**INSTRUCTIONS FOR THE TASK:**
Return all of the data exactly, with nothing left out but the pictures.

**INFORMATION PROVIDED:**
----------------

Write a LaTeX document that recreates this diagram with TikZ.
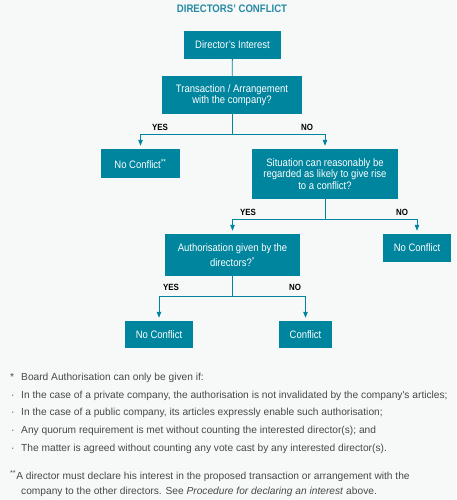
\documentclass[tikz,border=0pt]{standalone}
\usepackage{fontspec}
\setmainfont{Liberation Sans}[FakeStretch=0.88]
\newfontfamily\notefont{Liberation Sans}
\usetikzlibrary{arrows.meta}
\definecolor{boxteal}{RGB}{0,133,158}
\definecolor{titleteal}{RGB}{38,138,165}
\definecolor{pagebg}{RGB}{247,249,248}
\definecolor{notegray}{RGB}{72,72,72}

\tikzset{
  qbox/.style={fill=boxteal,text=white,font=\fontsize{10.8}{11.5}\selectfont,align=center,inner sep=0pt},
  link/.style={draw=boxteal,line width=.8pt},
  flow/.style={link,-{Triangle[width=4.5pt,length=6pt]},shorten >=3pt},
  answer/.style={font=\fontsize{9}{10}\selectfont\bfseries},
  note/.style={font=\notefont\fontsize{10.2}{12}\selectfont,text=notegray,anchor=base west,inner sep=0pt}
}

\begin{document}
\begin{tikzpicture}[x=1pt,y=-1pt]
  \fill[pagebg] (0,0) rectangle (456,500);
  \useasboundingbox (0,0) rectangle (456,500);

  \node[font=\fontsize{10.9}{12}\selectfont\bfseries,text=titleteal] (title) at (232,9) {DIRECTORS' CONFLICT};

  % boxes
  \node[qbox,minimum width=97,minimum height=28] (dint) at (232.5,45) {Director's Interest};
  \node[qbox,minimum width=140,minimum height=38] (trans) at (232,95) {Transaction / Arrangement\\with the company?};
  \node[qbox,minimum width=79,minimum height=29] (nc1) at (140.5,163.5) {No Conflict\textsuperscript{**}};
  \node[qbox,minimum width=146,minimum height=50] (sit) at (325,174) {Situation can reasonably be\\regarded as likely to give rise\\to a conflict?};
  \node[qbox,minimum width=135,minimum height=42,font=\fontsize{10.8}{14.5}\selectfont] (auth) at (232.5,255) {Authorisation given by the\\directors?\textsuperscript{*}};
  \node[qbox,minimum width=68,minimum height=28] (nc2) at (417,248) {No Conflict};
  \node[qbox,minimum width=68,minimum height=27] (nc3) at (159,334.5) {No Conflict};
  \node[qbox,minimum width=53,minimum height=27] (conf) at (305.5,334.5) {Conflict};

  % connectors
  \draw[link] (dint) -- (trans);
  \draw[flow] (trans.south) -- ++(0,20) -| (nc1.north);
  \draw[flow] (trans.south) -- ++(0,20) -| (sit.north);
  \draw[flow] (sit.south) -- ++(0,20) -| (auth.north);
  \draw[flow] (sit.south) -- ++(0,20) -| (nc2.north);
  \draw[flow] (auth.south) -- ++(0,20) -| (nc3.north);
  \draw[flow] (auth.south) -- ++(0,20) -| (conf.north);

  % answers
  \node[answer] (yes1) at (160,127) {YES};
  \node[answer] (no1) at (307,127) {NO};
  \node[answer] (yes2) at (248,212) {YES};
  \node[answer] (no2) at (402,212) {NO};
  \node[answer] (yes3) at (171,287) {YES};
  \node[answer] (no3) at (295,287) {NO};

  % notes
  \node[note] (star) at (10,380) {*};
  \node[note] (n0) at (21,380) {Board Authorisation can only be given if:};
  \node[note] (b1) at (11,398) {·};
  \node[note] (n1) at (21,398) {In the case of a private company, the authorisation is not invalidated by the company's articles;};
  \node[note] (b2) at (11,415) {·};
  \node[note] (n2) at (21,415) {In the case of a public company, its articles expressly enable such authorisation;};
  \node[note] (b3) at (11,433) {·};
  \node[note] (n3) at (21,433) {Any quorum requirement is met without counting the interested director(s); and};
  \node[note] (b4) at (11,451) {·};
  \node[note] (n4) at (21,451) {The matter is agreed without counting any vote cast by any interested director(s).};
  \node[note] (n5) at (10,479) {\textsuperscript{**}A director must declare his interest in the proposed transaction or arrangement with the};
  \node[note] (n6) at (21,494) {company to the other directors. See \textit{Procedure for declaring an interest} above.};
\end{tikzpicture}
\end{document}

----------------

**SOLUTION BELOW:**
Write a LaTeX document that recreates this diagram with TikZ.
\documentclass[tikz,border=0pt]{standalone}
\usepackage{fontspec}
\setmainfont{Liberation Sans}[FakeStretch=0.88]
\newfontfamily\notefont{Liberation Sans}
\usetikzlibrary{arrows.meta}
\definecolor{boxteal}{RGB}{0,133,158}
\definecolor{titleteal}{RGB}{38,138,165}
\definecolor{pagebg}{RGB}{247,249,248}
\definecolor{notegray}{RGB}{72,72,72}

\tikzset{
  qbox/.style={fill=boxteal,text=white,font=\fontsize{10.8}{11.5}\selectfont,align=center,inner sep=0pt},
  link/.style={draw=boxteal,line width=.8pt},
  flow/.style={link,-{Triangle[width=4.5pt,length=6pt]},shorten >=3pt},
  answer/.style={font=\fontsize{9}{10}\selectfont\bfseries},
  note/.style={font=\notefont\fontsize{10.2}{12}\selectfont,text=notegray,anchor=base west,inner sep=0pt}
}

\begin{document}
\begin{tikzpicture}[x=1pt,y=-1pt]
  \fill[pagebg] (0,0) rectangle (456,500);
  \useasboundingbox (0,0) rectangle (456,500);

  \node[font=\fontsize{10.9}{12}\selectfont\bfseries,text=titleteal] (title) at (232,9) {DIRECTORS' CONFLICT};

  % boxes
  \node[qbox,minimum width=97,minimum height=28] (dint) at (232.5,45) {Director's Interest};
  \node[qbox,minimum width=140,minimum height=38] (trans) at (232,95) {Transaction / Arrangement\\with the company?};
  \node[qbox,minimum width=79,minimum height=29] (nc1) at (140.5,163.5) {No Conflict\textsuperscript{**}};
  \node[qbox,minimum width=146,minimum height=50] (sit) at (325,174) {Situation can reasonably be\\regarded as likely to give rise\\to a conflict?};
  \node[qbox,minimum width=135,minimum height=42,font=\fontsize{10.8}{14.5}\selectfont] (auth) at (232.5,255) {Authorisation given by the\\directors?\textsuperscript{*}};
  \node[qbox,minimum width=68,minimum height=28] (nc2) at (417,248) {No Conflict};
  \node[qbox,minimum width=68,minimum height=27] (nc3) at (159,334.5) {No Conflict};
  \node[qbox,minimum width=53,minimum height=27] (conf) at (305.5,334.5) {Conflict};

  % connectors
  \draw[link] (dint) -- (trans);
  \draw[flow] (trans.south) -- ++(0,20) -| (nc1.north);
  \draw[flow] (trans.south) -- ++(0,20) -| (sit.north);
  \draw[flow] (sit.south) -- ++(0,20) -| (auth.north);
  \draw[flow] (sit.south) -- ++(0,20) -| (nc2.north);
  \draw[flow] (auth.south) -- ++(0,20) -| (nc3.north);
  \draw[flow] (auth.south) -- ++(0,20) -| (conf.north);

  % answers
  \node[answer] (yes1) at (160,127) {YES};
  \node[answer] (no1) at (307,127) {NO};
  \node[answer] (yes2) at (248,212) {YES};
  \node[answer] (no2) at (402,212) {NO};
  \node[answer] (yes3) at (171,287) {YES};
  \node[answer] (no3) at (295,287) {NO};

  % notes
  \node[note] (star) at (10,380) {*};
  \node[note] (n0) at (21,380) {Board Authorisation can only be given if:};
  \node[note] (b1) at (11,398) {·};
  \node[note] (n1) at (21,398) {In the case of a private company, the authorisation is not invalidated by the company's articles;};
  \node[note] (b2) at (11,415) {·};
  \node[note] (n2) at (21,415) {In the case of a public company, its articles expressly enable such authorisation;};
  \node[note] (b3) at (11,433) {·};
  \node[note] (n3) at (21,433) {Any quorum requirement is met without counting the interested director(s); and};
  \node[note] (b4) at (11,451) {·};
  \node[note] (n4) at (21,451) {The matter is agreed without counting any vote cast by any interested director(s).};
  \node[note] (n5) at (10,479) {\textsuperscript{**}A director must declare his interest in the proposed transaction or arrangement with the};
  \node[note] (n6) at (21,494) {company to the other directors. See \textit{Procedure for declaring an interest} above.};
\end{tikzpicture}
\end{document}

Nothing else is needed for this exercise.